General Motors (GM) has reached a stock purchase agreement to sell its loss-making Saab unit to Swedish luxury sports car manufacturer Koenigsegg Automotive.
The agreement permits GM and Saab to continue sharing technology and services for a defined time period. This will allow Saab to launch a range of cars developed with GM, which is currently in the final stages of development.
Carl-Peter Forster, president of GM Europe, said: ‘This contract is an important step in the journey to a potential deal. Saab's great cars, its unique design, safety and engine technology, as well as its excellent brand image, combined with Koenigsegg Group's unique combination of innovation and entrepreneurial spirit, bode well for a successful future for the brand.
‘We will continue to work with all parties to define the final details and ensure a fast closure of the deal, which we expect to take place in the next few months.’

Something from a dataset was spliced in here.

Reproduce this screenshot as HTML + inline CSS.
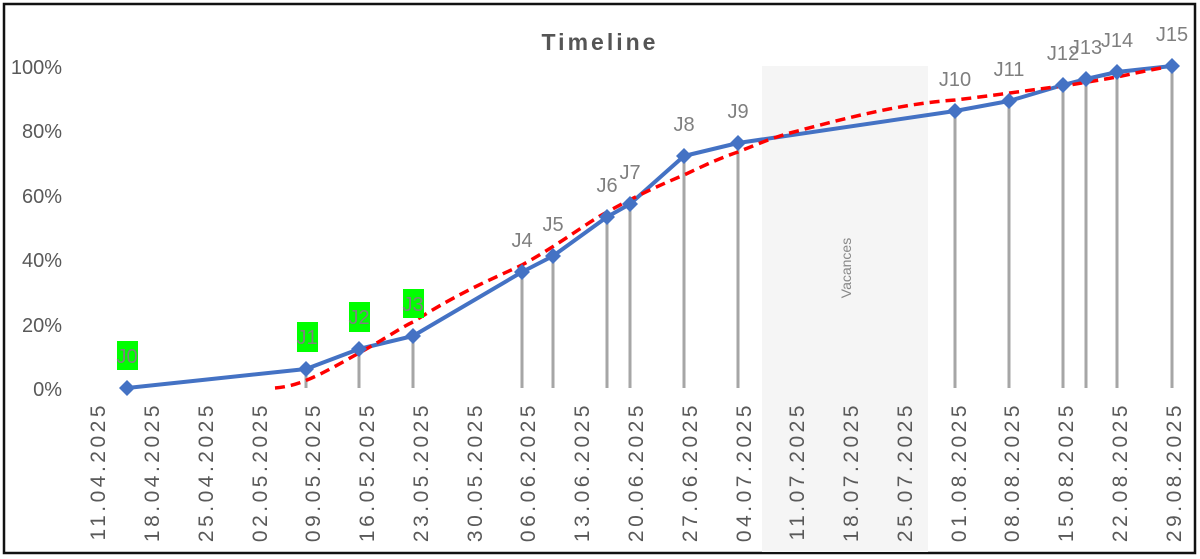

Christian von Koenigsegg, chief executive of Koenigsegg, added: ‘Our plan is to transform Saab into a standalone vibrant entrepreneurial company and make it "sustainable" by making it profitable. We will revive Saab’s Swedish heritage of ecological sensitivity, safety, design innovation and "fun-to-drive" experience.’
According to GM, the deal is subject to the approval of loans by the European Investment Bank (EIB), which must then be guaranteed by the Swedish government. The EIB is expected to make a decision later this year.